Data shown ::
_ _ _ _ _ _ _
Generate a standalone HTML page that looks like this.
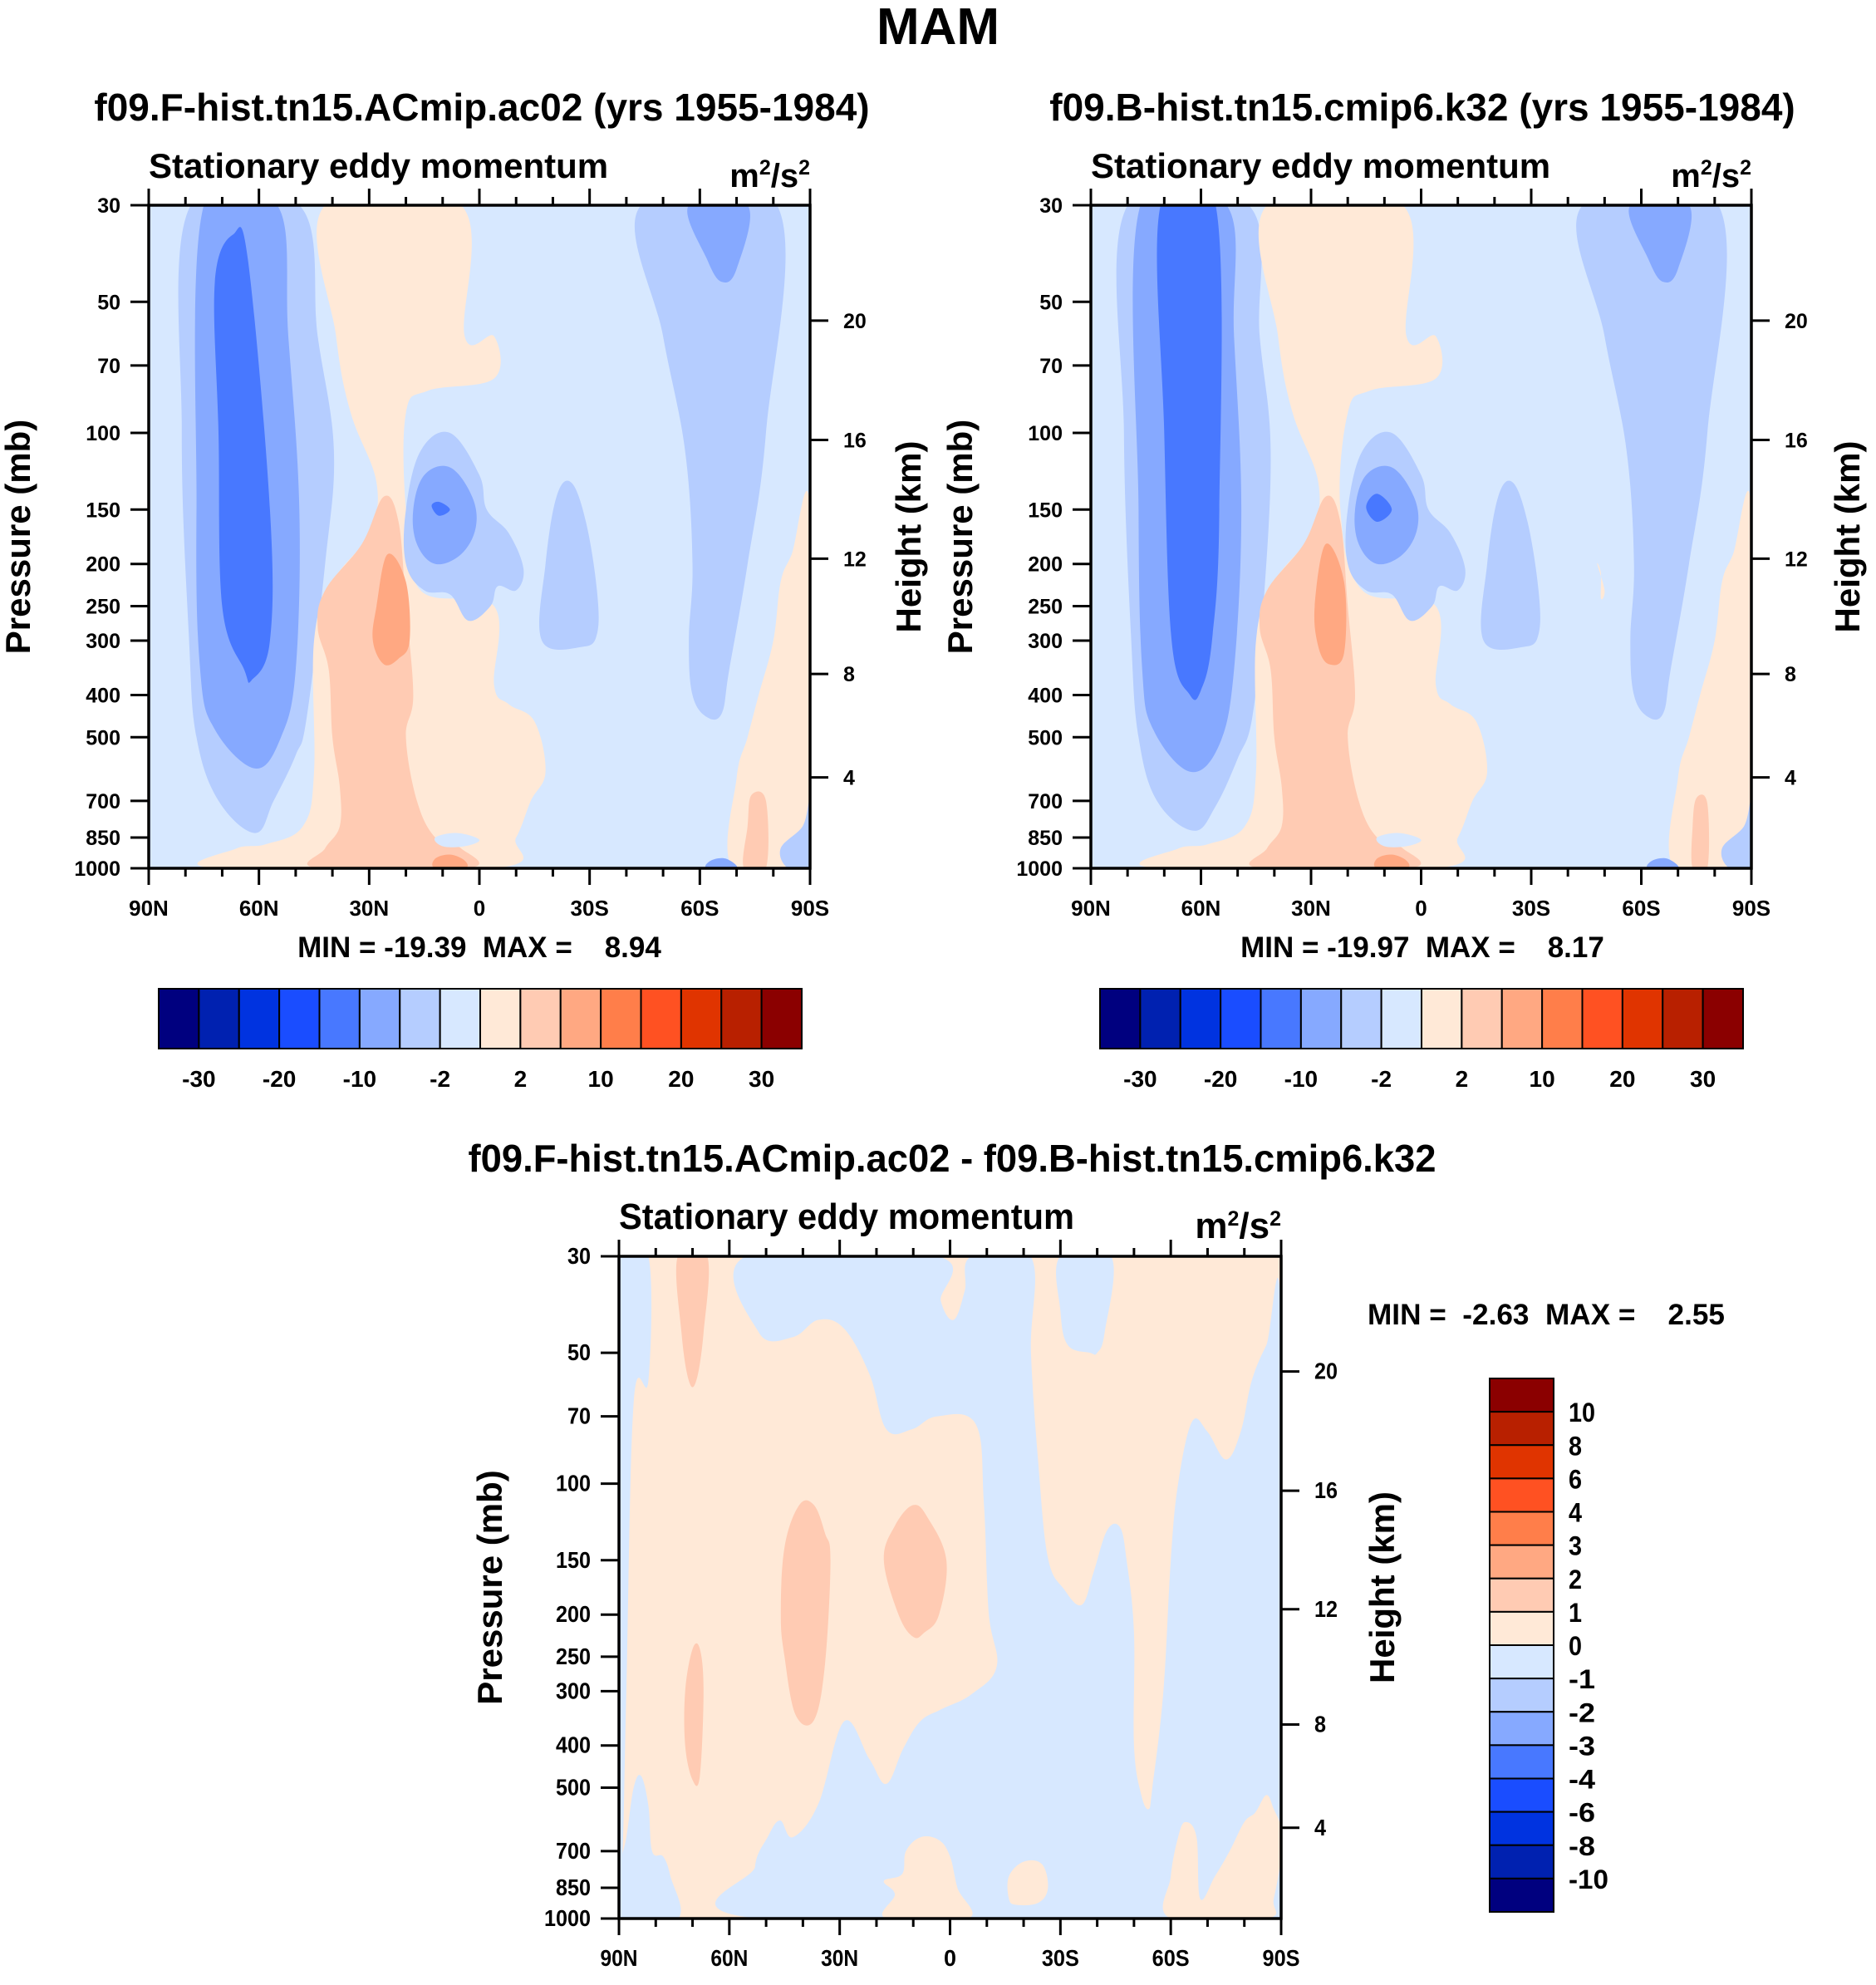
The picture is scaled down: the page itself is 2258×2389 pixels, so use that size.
<!DOCTYPE html>
<html><head><meta charset="utf-8"><style>
html,body{margin:0;padding:0;background:#fff;}
svg text{font-family:"Liberation Sans",Arial,sans-serif;font-weight:bold;fill:#000;white-space:pre;}
</style></head><body>
<svg id="fig" xmlns="http://www.w3.org/2000/svg" width="2258" height="2384" viewBox="0 0 2258 2384">
<rect width="2258" height="2384" fill="#fff"/>
<text x="1129" y="53" font-size="62" text-anchor="middle">MAM</text>
</svg>
<script>
const colors=['#00007f','#0021b0','#0033e0','#1a4dff','#4878ff','#86a9ff','#b5cdff','#d7e8ff','#ffe9d7','#ffcbb3','#ffa882','#ff7e4a','#ff5122','#e03400','#b82000','#8b0000'];
const latTicksMajor=[90,60,30,0,-30,-60,-90];
const latLabels=['90N','60N','30N','0','30S','60S','90S'];
const latTicksMinor=[80,70,50,40,20,10,-10,-20,-40,-50,-70,-80];
const presTicks=[30,50,70,100,150,200,250,300,400,500,700,850,1000];
const hgtTicks=[4,8,12,16,20];
const hgtFrac=[0.863,0.707,0.533,0.354,0.174];
const cbLabels1=['-30','-20','-10','-2','2','10','20','30'];
const cbLabels3=['10','8','6','4','3','2','1','0','-1','-2','-3','-4','-6','-8','-10'];

const p1bg=7;
const p1layers=[
[6,[[78.6,30],[81,100],[79,300],[77,500],[71,700],[61,830],[56,700],[50,550],[47,450],[42,200],[39.6,110],[44,60],[49,30]]],
[5,[[75,30],[77,150],[76,350],[72,480],[61,590],[54,500],[50,350],[49,150],[52,60],[55,30]]],
[4,[[72,45],[67,35],[63,40],[57,150],[57,300],[62,370],[64,350],[70,250],[71,100]]],
[8,[[42,30],[5,30],[4,60],[-4,60],[-4,75],[14,80],[20,90],[20,150],[16,230],[-4,250],[-4,380],[-8,420],[-15,460],[-18,600],[-14,700],[-10,850],[-4,1000],[72,1000],[66,900],[58,880],[48,800],[45,600],[45,300],[40,220],[30,170],[28,130],[35,90],[39,60]]],
[9,[[44,280],[42,230],[32,180],[26,140],[22,160],[20,250],[18,400],[20,500],[17,700],[12,850],[5,900],[3,1000],[44,1000],[42,900],[38,800],[38,650],[40,500],[41,350]]],
[10,[[25,190],[28,250],[29,300],[26,340],[22,330],[19,300],[20,220]]],
[10,[[12,950],[8,930],[4,960],[4,1000],[12,1000]]],
[7,[[12,850],[6,830],[0,860],[4,890],[10,890]]],
[6,[[20,150],[16,110],[8,100],[0,125],[-2,150],[-8,170],[-12,205],[-10,230],[-5,225],[-3,250],[3,270],[8,235],[15,230],[20,200]]],
[5,[[18,150],[15,125],[8,120],[2,140],[1,165],[5,190],[12,200],[17,180]]],
[4,[[13,147],[11,144],[8,150],[11,155]]],
[6,[[-17,300],[-18,200],[-21,140],[-25,130],[-29,160],[-32,230],[-32,290],[-28,310]]],
[6,[[-44,30],[-81,30],[-78,100],[-73,200],[-68,350],[-66,440],[-62,450],[-58,400],[-57,300],[-58,200],[-56,110],[-50,60]]],
[5,[[-57,30],[-73,30],[-70,42],[-66,45],[-62,40]]],
[8,[[-90,150],[-85,190],[-82,220],[-80,300],[-76,400],[-73,500],[-70,620],[-69,1000],[-90,1000]]],
[9,[[-74,680],[-78,700],[-78,1000],[-72,1000],[-73,800]]],
[5,[[-63,960],[-67,950],[-70,1000],[-62,1000]]],
[6,[[-82,900],[-88,800],[-90,700],[-90,1000],[-84,1000]]]
];
const p2layers=[
[6,[[80,30],[81,100],[79,300],[77,500],[72,700],[62,820],[56,720],[50,560],[46,450],[43,250],[41,110],[44,60],[47,30]]],
[5,[[76.5,30],[77,150],[76,350],[73,480],[63,600],[55,520],[51,350],[49,150],[51,60],[53,30]]],
[4,[[71,30],[56,30],[55,150],[57,300],[60,390],[63,400],[68,300],[70,100]]],
[8,[[42,30],[5,30],[4,60],[-4,60],[-4,75],[14,80],[20,90],[22,150],[16,230],[-4,250],[-4,380],[-8,420],[-15,460],[-18,600],[-14,700],[-10,850],[-4,1000],[72,1000],[66,900],[58,880],[48,800],[45,600],[45,300],[40,220],[30,170],[28,130],[35,90],[39,60]]],
[9,[[44,280],[42,230],[32,180],[26,140],[22,160],[20,250],[18,400],[20,500],[17,700],[12,850],[5,900],[3,1000],[44,1000],[42,900],[38,800],[38,650],[40,500],[41,350]]],
[10,[[26,180],[29,250],[28,310],[25,340],[21,320],[21,220]]],
[10,[[12,950],[8,930],[4,960],[4,1000],[12,1000]]],
[7,[[12,850],[6,830],[0,860],[4,890],[10,890]]],
[6,[[20,150],[16,110],[8,100],[0,125],[-2,150],[-8,170],[-12,205],[-10,230],[-5,225],[-3,250],[3,270],[8,235],[15,230],[20,200]]],
[5,[[18,150],[15,125],[8,120],[2,140],[1,165],[5,190],[12,200],[17,180]]],
[4,[[15,148],[12,138],[8,150],[12,160]]],
[6,[[-17,300],[-18,200],[-21,140],[-25,130],[-29,160],[-32,230],[-32,290],[-28,310]]],
[8,[[-49,210],[-48,200],[-50,230],[-49,240]]],
[6,[[-44,30],[-81,30],[-78,100],[-73,200],[-68,350],[-66,440],[-62,450],[-58,400],[-57,300],[-58,200],[-56,110],[-50,60]]],
[5,[[-57,30],[-73,30],[-70,42],[-66,45],[-62,40]]],
[8,[[-90,150],[-85,190],[-82,220],[-80,300],[-76,400],[-73,500],[-70,620],[-69,1000],[-90,1000]]],
[9,[[-75,690],[-78,710],[-78,1000],[-74,1000],[-74,800]]],
[5,[[-63,960],[-67,950],[-70,1000],[-62,1000]]],
[6,[[-82,900],[-88,800],[-90,700],[-90,1000],[-84,1000]]]
];
const p3bg=8;
const p3layers=[
[7,[[90,30],[82,30],[82,58],[86,65],[88,300],[89,700],[90,700]]],
[7,[[55.4,30],[3.5,30],[2.5,38],[-1,42],[-4,36],[-5.8,30],[-21.9,30],[-22,50],[-24,90],[-26.6,148],[-31,175],[-35.8,190],[-39,160],[-42.7,128],[-46.2,126],[-48,150],[-50,220],[-50,400],[-52,520],[-54,560],[-55,500],[-58,300],[-60,150],[-62,100],[-65.8,72],[-70,76],[-75,88],[-79,76],[-82,58],[-86,48],[-90,42],[-90,1000],[52,1000],[53,760],[49.6,650],[46.2,595],[42.7,650],[35.8,545],[28.8,352],[21.9,430],[17.3,490],[12.7,406],[8.1,352],[2.3,330],[-5.8,305],[-12.7,263],[-10.5,198],[-9.2,111],[-7,73],[3.5,70],[10.4,75],[17.3,75],[21.9,56],[28.8,44],[35.8,42],[42.7,46],[51.9,45]]],
[7,[[-30,30],[-43.8,30],[-42,45],[-40,50],[-38,50],[-32,48],[-30,40]]],
[7,[[90,780],[88,650],[86,500],[84,470],[82,550],[81,700],[78,720],[76,800],[74,1000],[90,1000]]],
[8,[[17.3,1000],[15,880],[18,820],[13,790],[12,700],[8,650],[3,660],[0,720],[-2,850],[-5,1000]]],
[8,[[-16,900],[-16,800],[-20,740],[-25,750],[-26.6,850],[-24,920],[-18,930]]],
[8,[[-60,1000],[-60,800],[-62,650],[-64,600],[-67,650],[-68,900],[-72,800],[-76,700],[-80,600],[-83,570],[-86,520],[-88,560],[-90,620],[-90,720],[-88,900],[-86,1000]]],
[9,[[74,30],[66,30],[67,45],[69,58],[71,58],[73,45]]],
[9,[[70,240],[68,240],[67,300],[68,470],[70,480],[72,400],[72,300]]],
[9,[[37,112],[34,130],[32.5,150],[34,260],[37,350],[42,340],[45,250],[46,200],[45,140],[41,112]]],
[9,[[10,112],[6,120],[1,150],[3,200],[7,220],[10,225],[14,200],[18,150],[15,125]]]
];

const NS='http://www.w3.org/2000/svg';
const svg=document.getElementById('fig');
function mk(tag,attrs,parent,txt){const e=document.createElementNS(NS,tag);for(const k in attrs)e.setAttribute(k,attrs[k]);if(txt!==undefined)e.textContent=txt;(parent||svg).appendChild(e);return e;}
function smooth(P){
  const n=P.length;let d='M'+P[0][0].toFixed(1)+','+P[0][1].toFixed(1);
  for(let i=0;i<n;i++){
    const p0=P[(i-1+n)%n],p1=P[i],p2=P[(i+1)%n],p3=P[(i+2)%n];
    const t=0.18;
    const c1=[p1[0]+(p2[0]-p0[0])*t,p1[1]+(p2[1]-p0[1])*t];
    const c2=[p2[0]-(p3[0]-p1[0])*t,p2[1]-(p3[1]-p1[1])*t];
    d+='C'+c1[0].toFixed(1)+','+c1[1].toFixed(1)+' '+c2[0].toFixed(1)+','+c2[1].toFixed(1)+' '+p2[0].toFixed(1)+','+p2[1].toFixed(1);
  }
  return d+'Z';
}
function condense(t,len){t.setAttribute('textLength',String(len));t.setAttribute('lengthAdjust','spacingAndGlyphs');}

function panel(id,x0,y0,w,h,bg,layers,title,titleX,titleY,condensed,presTitleX,hgtTitleX){
  const g=mk('g',{});
  
  
  const X=lat=>x0+(90-lat)/180*w;
  const Y=p=>y0+Math.log10(p/30)/Math.log10(1000/30)*h;
  const cp=mk('clipPath',{id:id+'-clip'},g);mk('rect',{x:x0,y:y0,width:w,height:h},cp);
  const field=mk('g',{'clip-path':'url(#'+id+'-clip)'},g);
  
  
  const bgr=mk('rect',{x:x0,y:y0,width:w,height:h,fill:colors[bg]},field);
  
  
  layers.forEach(L=>{
    const pts=L[1].map(q=>[X(q[0]),Y(q[1])]);
    const pg=mk('path',{d:smooth(pts),fill:colors[L[0]]},field);
    
    
  });
  const fr=mk('rect',{x:x0,y:y0,width:w,height:h,fill:'none',stroke:'#000','stroke-width':3.5},g);
  
  
  const tk=mk('g',{stroke:'#000','stroke-width':3},g);
  latTicksMajor.forEach((lat,i)=>{
    const x=X(lat);
    mk('line',{x1:x,y1:y0,x2:x,y2:y0-20},tk);
    mk('line',{x1:x,y1:y0+h,x2:x,y2:y0+h+20},tk);
    const t=mk('text',{x:x,y:y0+h+57,'font-size':condensed?28:26,'text-anchor':'middle'},g,latLabels[i]);
    if(condensed)condense(t,latLabels[i].length*15);
    
    
  });
  latTicksMinor.forEach(lat=>{const x=X(lat);mk('line',{x1:x,y1:y0,x2:x,y2:y0-10},tk);mk('line',{x1:x,y1:y0+h,x2:x,y2:y0+h+10},tk);});
  presTicks.forEach(p=>{
    const y=Y(p);mk('line',{x1:x0,y1:y,x2:x0-22,y2:y},tk);
    const t=mk('text',{x:x0-34,y:y+9,'font-size':condensed?28:25,'text-anchor':'end'},g,String(p));
    if(condensed)condense(t,String(p).length*14);
    
    
  });
  hgtTicks.forEach((z,i)=>{
    const y=y0+hgtFrac[i]*h;mk('line',{x1:x0+w,y1:y,x2:x0+w+22,y2:y},tk);
    const t=mk('text',{x:x0+w+40,y:y+9,'font-size':condensed?28:25},g,String(z));
    if(condensed)condense(t,String(z).length*14);
    
    
  });
  const pt=mk('text',{x:presTitleX,y:y0+h/2,'font-size':42,'text-anchor':'middle',transform:'rotate(-90 '+presTitleX+' '+(y0+h/2)+')'},g,'Pressure (mb)');
  
  
  const ht=mk('text',{x:hgtTitleX,y:y0+h/2,'font-size':42,'text-anchor':'middle',transform:'rotate(-90 '+hgtTitleX+' '+(y0+h/2)+')'},g,'Height (km)');
  
  
  const st=mk('text',{x:x0,y:y0-33,'font-size':condensed?44:42},g,'Stationary eddy momentum');
  
  
  if(condensed)condense(st,548);
  const un=mk('text',{x:x0+w,y:y0-22,'font-size':condensed?44:40,'text-anchor':'end'},g);
  
  
  mk('tspan',{},un,'m');mk('tspan',{dy:-15,'font-size':25},un,'2');mk('tspan',{dy:15},un,'/s');mk('tspan',{dy:-15,'font-size':25},un,'2');
  const tt=mk('text',{x:titleX,y:titleY,'font-size':46,'text-anchor':'middle'},g,title);
  
  
  if(condensed)condense(tt,1165);
  return g;
}
panel('panel-f-hist',179,247,796,798,p1bg,p1layers,'f09.F-hist.tn15.ACmip.ac02 (yrs 1955-1984)',580,145,false,36,1108);
panel('panel-b-hist',1313,247,795,798,p1bg,p2layers,'f09.B-hist.tn15.cmip6.k32 (yrs 1955-1984)',1712,145,false,1170,2238);
panel('panel-diff',745,1512,797,797,p3bg,p3layers,'f09.F-hist.tn15.ACmip.ac02 - f09.B-hist.tn15.cmip6.k32',1146,1410,true,604,1678);

function minmax(x,y,txt,name,len){const t=mk('text',{x:x,y:y,'font-size':35,'text-anchor':'middle'},svg,txt);
  if(len)condense(t,len);
  
  }
minmax(577,1152,'MIN = -19.39  MAX =    8.94','min-max-left');
minmax(1712,1152,'MIN = -19.97  MAX =    8.17','min-max-right');
minmax(1861,1594,'MIN =  -2.63  MAX =    2.55','min-max-diff',430);

function hbar(x0,name){
  const g=mk('g',{});
  
  
  const w=774/16;
  colors.forEach((c,i)=>{const r=mk('rect',{x:x0+i*w,y:1190,width:w,height:72,fill:c,stroke:'#000','stroke-width':2},g);
    
    });
  cbLabels1.forEach((l,i)=>{const t=mk('text',{x:x0+(2*i+1)*w,y:1308,'font-size':28,'text-anchor':'middle'},g,l);
    
    });
}
hbar(191,'colorbar-left');hbar(1324,'colorbar-right');
(function(){
  const g=mk('g',{});
  
  
  const hh=642/16;
  colors.slice().reverse().forEach((c,i)=>{const r=mk('rect',{x:1793,y:1659+i*hh,width:77,height:hh,fill:c,stroke:'#000','stroke-width':2},g);
    
    });
  cbLabels3.forEach((l,i)=>{const t=mk('text',{x:1888,y:1659+(i+1)*hh+12,'font-size':32},g,l);
    condense(t,l.length*16);
    
    });
})();
</script>
</body></html>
_ _ _ _ _ _ _
Exercise prompt :: Copy out the lines in which the string "that" appears.

Result ::
Generate a standalone HTML page that looks like this.
The picture is scaled down: the page itself is 2258×2389 pixels, so use that size.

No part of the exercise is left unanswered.